What should have been a straightforward vote - increasing the minimum wage for the first time in 10 years - became convoluted with the worst politics can offer. The House raised the minimum wage for an estimated 5.6 million workers nationwide, but in a cynical move attached two very onerous provisions to the measure.
The first granted a sharp reduction to estate taxes, benefiting only 8,200 estates. Dubbed the "Paris Hilton Estate Tax," it is estimated that each of the beneficiaries would receive $1.3 million in tax breaks. By contrast, the beneficiaries of the minimum increase working full-time could earn nearly $1,200 more over the year.

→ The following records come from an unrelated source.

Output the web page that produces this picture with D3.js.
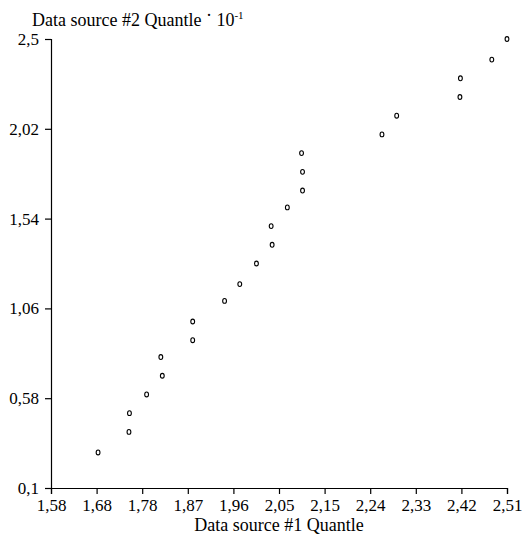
<!DOCTYPE html>
<html>
<head>
<meta charset="utf-8">
<script src="https://cdn.jsdelivr.net/npm/d3@7"></script>
<style>
  html, body { margin: 0; padding: 0; background: #fff; }
  svg { display: block; }
  text { font-family: "Liberation Serif", "Times New Roman", serif; fill: #000; }
</style>
</head>
<body>
<script>
// Data (quantile pairs)
const source1 = [1.676, 1.739, 1.740, 1.775, 1.807, 1.804, 1.869, 1.869, 1.934, 1.965, 1.999, 2.031, 2.029, 2.062, 2.093, 2.093, 2.091, 2.255, 2.285, 2.414, 2.415, 2.479, 2.510];
const source2 = [0.29, 0.40, 0.50, 0.60, 0.70, 0.80, 0.89, 0.99, 1.10, 1.19, 1.30, 1.40, 1.50, 1.60, 1.69, 1.79, 1.89, 1.99, 2.09, 2.19, 2.29, 2.39, 2.50];

const xDomain = [1.58, 2.51];
const yDomain = [0.1, 2.5];
const xTickLabels = ["1,58", "1,68", "1,78", "1,87", "1,96", "2,05", "2,15", "2,24", "2,33", "2,42", "2,51"];
const yTickLabels = ["0,1", "0,58", "1,06", "1,54", "2,02", "2,5"];
const xTitle = "Data source #1 Quantle";
const yTitle = "Data source #2 Quantle";

const W = 527, H = 544;
const m = { left: 51, top: 39, right: 20, bottom: 56 };
const iw = W - m.left - m.right, ih = H - m.top - m.bottom;

const svg = d3.select("body").append("svg").attr("width", W).attr("height", H);
const g = svg.append("g").attr("transform", `translate(${m.left},${m.top})`);

const x = d3.scaleLinear().domain(xDomain).range([0, iw]);
const y = d3.scaleLinear().domain(yDomain).range([ih, 0]);

const xTickVals = xTickLabels.map((_, i) => xDomain[0] + i * (xDomain[1] - xDomain[0]) / (xTickLabels.length - 1));
const yTickVals = yTickLabels.map((_, i) => yDomain[0] + i * (yDomain[1] - yDomain[0]) / (yTickLabels.length - 1));

const xAxis = g.append("g").attr("transform", `translate(0,${ih})`)
  .call(d3.axisBottom(x).tickValues(xTickVals).tickFormat((d, i) => xTickLabels[i]).tickSize(6).tickPadding(5));
const yAxis = g.append("g")
  .call(d3.axisLeft(y).tickValues(yTickVals).tickFormat((d, i) => yTickLabels[i]).tickSize(6).tickPadding(6));

[xAxis, yAxis].forEach(a => {
  a.selectAll("path, line").attr("stroke", "#000").attr("stroke-width", 1.2);
  a.selectAll("text").style("font-family", '"Liberation Serif", "Times New Roman", serif').style("font-size", "17px").attr("fill", "#000");
});

g.selectAll("ellipse.pt")
  .data(source1.map((d, i) => [d, source2[i]]))
  .join("ellipse")
  .attr("class", "pt")
  .attr("cx", d => x(d[0]))
  .attr("cy", d => y(d[1]))
  .attr("rx", 1.9)
  .attr("ry", 2.4)
  .attr("fill", "none")
  .attr("stroke", "#000")
  .attr("stroke-width", 1.1);

svg.append("text")
  .attr("x", m.left + iw / 2)
  .attr("y", 531)
  .attr("text-anchor", "middle")
  .style("font-size", "18px")
  .text(xTitle);

const yt = svg.append("text")
  .attr("x", 32)
  .attr("y", 26)
  .style("font-size", "18px");
yt.append("tspan").text(yTitle + " ");
yt.append("tspan").attr("dy", -5).text("·");
yt.append("tspan").attr("dy", 5).text(" 10");
yt.append("tspan").attr("dy", -7).style("font-size", "11px").text("-1");
</script>
</body>
</html>
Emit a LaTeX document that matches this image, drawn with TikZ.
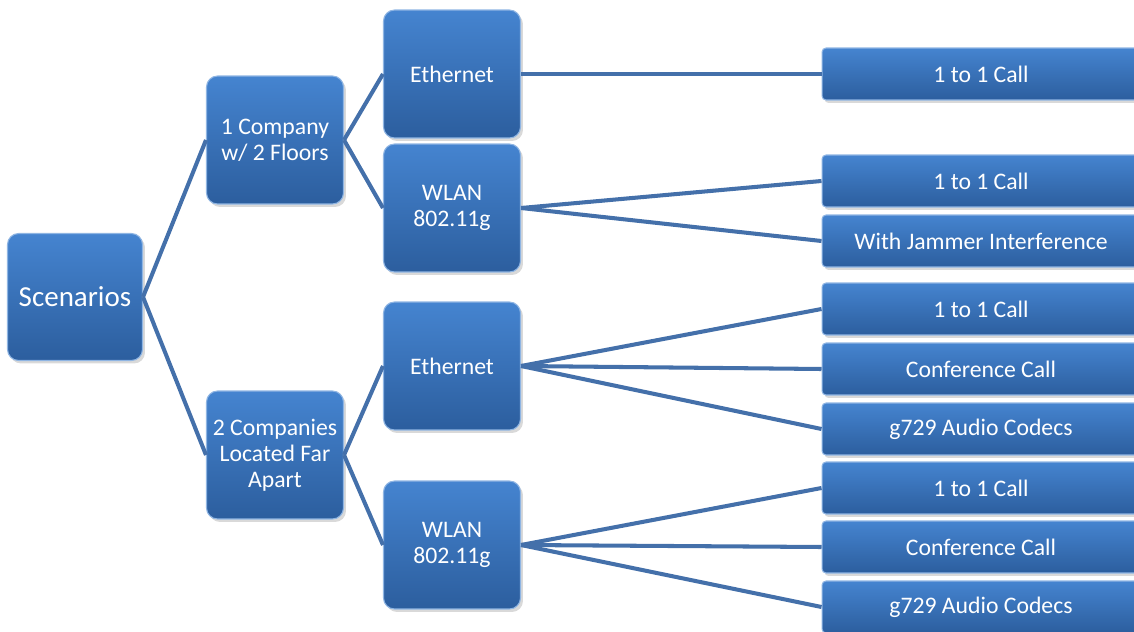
\documentclass[tikz,border=0pt]{standalone}
\usepackage{fontspec}
\setmainfont{Carlito}
\usetikzlibrary{shadows}

\definecolor{bleuhaut}{HTML}{4584D0}
\definecolor{bleubas}{HTML}{2C5E9E}
\definecolor{bleulien}{HTML}{4470AA}

\tikzstyle{bloc}=[rectangle, rounded corners=0.22cm, top color=bleuhaut, bottom color=bleubas, draw=bleuhaut!60!white, line width=0.6pt, text=white, align=center, font=\fontsize{13.5}{14.8}\selectfont, drop shadow={shadow xshift=0.05cm, shadow yshift=-0.06cm, opacity=0.3}]
\tikzstyle{racine}=[bloc, minimum width=2.7cm, minimum height=2.54cm, font=\fontsize{16.5}{20}\selectfont]
\tikzstyle{noeud}=[bloc, minimum width=2.74cm, minimum height=2.56cm]
\tikzstyle{feuille}=[bloc, rounded corners=0.08cm, minimum width=6.36cm, minimum height=1.04cm]
\tikzstyle{branche}=[draw=bleulien, line width=2.3pt]

\begin{document}
\begin{tikzpicture}[x=0.02cm, y=-0.02cm]
    \useasboundingbox (0,0) rectangle (1134,632);
    \clip (0,0) rectangle (1134,632);

    % racine et sites
    \node[racine] (scen) at (75,297) {Scenarios};
    \node[noeud] (site1) at (275,140) {1 Company\\w/ 2 Floors};
    \node[noeud] (site2) at (275,455) {2 Companies\\Located Far\\Apart};

    % reseaux
    \node[noeud] (eth1) at (452,74) {Ethernet};
    \node[noeud] (wlan1) at (452,208) {WLAN\\802.11g};
    \node[noeud] (eth2) at (452,366) {Ethernet};
    \node[noeud] (wlan2) at (452,545) {WLAN\\802.11g};

    % feuilles
    \node[feuille] (f1) at (981,74) {1 to 1 Call};
    \node[feuille] (f2) at (981,181) {1 to 1 Call};
    \node[feuille] (f3) at (981,241) {With Jammer Interference};
    \node[feuille] (f4) at (981,309) {1 to 1 Call};
    \node[feuille] (f5) at (981,369) {Conference Call};
    \node[feuille] (f6) at (981,429) {g729 Audio Codecs};
    \node[feuille] (f7) at (981,488) {1 to 1 Call};
    \node[feuille] (f8) at (981,547) {Conference Call};
    \node[feuille] (f9) at (981,607) {g729 Audio Codecs};

    % liens
    \draw[branche] (scen.east) -- (site1.west);
    \draw[branche] (scen.east) -- (site2.west);
    \draw[branche] (site1.east) -- (eth1.west);
    \draw[branche] (site1.east) -- (wlan1.west);
    \draw[branche] (site2.east) -- (eth2.west);
    \draw[branche] (site2.east) -- (wlan2.west);
    \draw[branche] (eth1.east) -- (f1.west);
    \draw[branche] (wlan1.east) -- (f2.west);
    \draw[branche] (wlan1.east) -- (f3.west);
    \draw[branche] (eth2.east) -- (f4.west);
    \draw[branche] (eth2.east) -- (f5.west);
    \draw[branche] (eth2.east) -- (f6.west);
    \draw[branche] (wlan2.east) -- (f7.west);
    \draw[branche] (wlan2.east) -- (f8.west);
    \draw[branche] (wlan2.east) -- (f9.west);
\end{tikzpicture}
\end{document}
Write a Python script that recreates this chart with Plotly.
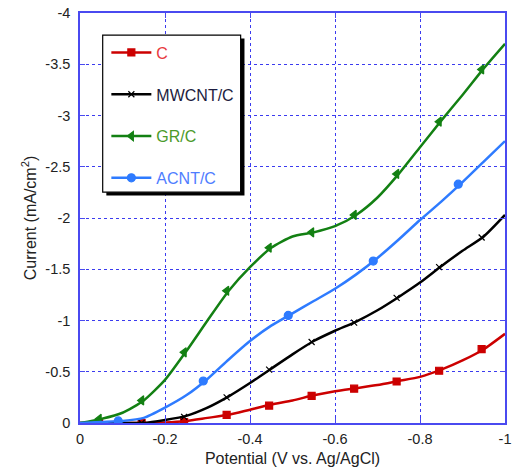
import plotly.graph_objects as go

# ---------------- data ----------------
potential = [0.0, -0.05, -0.10, -0.15, -0.20, -0.25, -0.30, -0.35, -0.40, -0.45, -0.50,
             -0.55, -0.60, -0.65, -0.70, -0.75, -0.80, -0.85, -0.90, -0.95, -1.00]

current_c     = [0.0, 0.0, 0.0, 0.0, 0.005, 0.02, 0.05, 0.08, 0.13, 0.18, 0.22,
                 0.27, 0.31, 0.34, 0.37, 0.41, 0.45, 0.52, 0.61, 0.72, 0.87]
current_mwcnt = [0.0, 0.0, 0.0, 0.0, 0.03, 0.07, 0.15, 0.26, 0.39, 0.53, 0.67,
                 0.80, 0.90, 0.99, 1.10, 1.23, 1.37, 1.53, 1.68, 1.82, 2.03]
current_gr    = [0.0, 0.04, 0.10, 0.22, 0.42, 0.70, 1.00, 1.29, 1.52, 1.71, 1.82,
                 1.86, 1.92, 2.03, 2.20, 2.43, 2.69, 2.95, 3.20, 3.46, 3.70]
current_acnt  = [0.0, 0.01, 0.02, 0.05, 0.15, 0.27, 0.43, 0.62, 0.80, 0.95, 1.07,
                 1.19, 1.31, 1.45, 1.61, 1.79, 1.98, 2.16, 2.35, 2.55, 2.75]
# currents are plotted as negative values (cathodic)
current_c = [-v for v in current_c]
current_mwcnt = [-v for v in current_mwcnt]
current_gr = [-v for v in current_gr]
current_acnt = [-v for v in current_acnt]

# marker positions
marker_v_odd = [-0.045, -0.145, -0.245, -0.345, -0.445, -0.545, -0.645, -0.745, -0.845, -0.945]
marker_c     = [0.0, 0.0, -0.01, -0.08, -0.17, -0.265, -0.335, -0.405, -0.51, -0.72]
marker_mwcnt = [0.0, 0.0, -0.06, -0.25, -0.52, -0.79, -0.98, -1.22, -1.52, -1.81]
marker_gr    = [-0.04, -0.22, -0.69, -1.29, -1.71, -1.86, -2.03, -2.43, -2.94, -3.45]
marker_v_acnt = [-0.09, -0.29, -0.49, -0.69, -0.89]
marker_acnt   = [-0.02, -0.41, -1.05, -1.58, -2.33]

x_ticks = [0, -0.2, -0.4, -0.6, -0.8, -1.0]
x_ticktext = ["0", "-0.2", "-0.4", "-0.6", "-0.8", "-1"]
y_ticks = [0, -0.5, -1, -1.5, -2, -2.5, -3, -3.5, -4]
y_ticktext = ["0", "-0.5", "-1", "-1.5", "-2", "-2.5", "-3", "-3.5", "-4"]

series = [
    ("C", current_c, marker_v_odd, marker_c, "#cc0000", "#cc0000", "square", 7, "#e8383d"),
    ("MWCNT/C", current_mwcnt, marker_v_odd, marker_mwcnt, "#000000", "#000000", "x-thin", 6, "#1c1c40"),
    ("GR/C", current_gr, marker_v_odd, marker_gr, "#138013", "#138013", "triangle-left", 8, "#4b9a2a"),
    ("ACNT/C", current_acnt, marker_v_acnt, marker_acnt, "#2e7bff", "#2e7bff", "circle", 8, "#4f7dff"),
]

fig = go.Figure()
for name, ys, mx, my, lc, mc, sym, ms, tc in series:
    fig.add_trace(go.Scatter(x=potential, y=ys, mode="lines",
                             line=dict(color=lc, width=2.5, shape="spline", smoothing=0.6),
                             showlegend=False, hoverinfo="skip"))
    fig.add_trace(go.Scatter(x=mx, y=my, mode="markers",
                             marker=dict(symbol=sym, size=ms, color=mc,
                                         line=dict(color=mc, width=1.2)),
                             showlegend=False))
for name, ys, mx, my, lc, mc, sym, ms, tc in series:
    fig.add_trace(go.Scatter(x=[None], y=[None], mode="lines+markers",
                             name=f"<span style='color:{tc}'>{name}</span>",
                             line=dict(color=lc, width=2.5),
                             marker=dict(symbol=sym, size=ms, color=mc,
                                         line=dict(color=mc, width=1.2)),
                             legendgroup=name))

grid_color = "#3b3bef"
axis_common = dict(showline=True, linecolor="#4a4af0", linewidth=1.5, mirror="allticks",
                   ticks="inside", ticklen=5, tickcolor="#4a4af0",
                   showgrid=True, gridcolor=grid_color, griddash="dot", gridwidth=1,
                   zeroline=False, tickfont=dict(size=14.5, color="#222222"),
                   ticklabeloverflow="allow")

fig.update_layout(
    width=514, height=475,
    margin=dict(l=80, r=3, t=13, b=52),
    paper_bgcolor="white", plot_bgcolor="white",
    font=dict(family="Liberation Sans, Arial, sans-serif", size=14, color="#222222"),
    xaxis=dict(range=[0, -1], tickvals=x_ticks, ticktext=x_ticktext,
               title=dict(text="Potential (V vs. Ag/AgCl)", font=dict(size=16), standoff=7),
               ticklabelstandoff=2,
               **axis_common),
    yaxis=dict(range=[0, -4], autorange=False, tickvals=y_ticks, ticktext=y_ticktext,
               title=dict(text="Current (mA/cm<sup>2</sup>)", font=dict(size=16), standoff=5),
               ticklabelstandoff=5,
               **axis_common),
    legend=dict(x=0.062, y=0.945, xanchor="left", yanchor="top",
                bgcolor="rgba(0,0,0,0)", borderwidth=0,
                font=dict(size=16), tracegroupgap=18, itemwidth=40),
    shapes=[
        dict(type="rect", xref="paper", yref="paper", x0=0.062, x1=0.387, y0=0.555, y1=0.938,
             fillcolor="black", line=dict(width=0), layer="above"),
        dict(type="rect", xref="paper", yref="paper", x0=0.0534, x1=0.378, y0=0.563, y1=0.946,
             fillcolor="white", line=dict(color="black", width=1.2), layer="above"),
    ],
)

fig.write_html("out.html")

The second onerous provision would have actually cut the salaries of service sector employees in seven states by imposing a tip credit. Seven states - Alaska, California, Minnesota, Montana, Nevada, Oregon and Washington - exclude all of a tipped employee's tips from being considered as wages in determining whether or not the employee was paid the minimum wage. The Republican amendment would have erased the protections of any minimum wage law for an estimated five million employees
These employees would have actually seen a pay decrease under the provision. With the tips counting against their salaries, tipped employees would eventually see smaller unemployment checks and smaller social security checks.
Fortunately the Senate rejected this legislation. But how would have Alaskans fared under the proposals? The Center on Budget and Policy Priorities estimates that as many as 19 Alaskans could benefit under the estate tax break for the wealthy. Contrasting that small number, hundreds if not thousands of Alaskans would see their wages decreased by this action.
Given the fact that Alaskans stood to lose much over the vote, it was profoundly disappointing to learn that our entire Alaskan delegation - normally protective of state's rights - voted in favor of increasing the minimum wage but at the expense of Alaskan waiters and waitresses by nullifying a key provision of our state minimum wage law.
The Juneau Democratic District and the Democratic Party want to bring attention to this important federal issue. The proposal will likely surface again, and we call upon everyone to stand together on behalf of Alaskan hard-working wage earners.
Cindy Spanyers is a Juneau resident, and was a delegate to the Democratic National Convention in 1996, 2000 and 2004.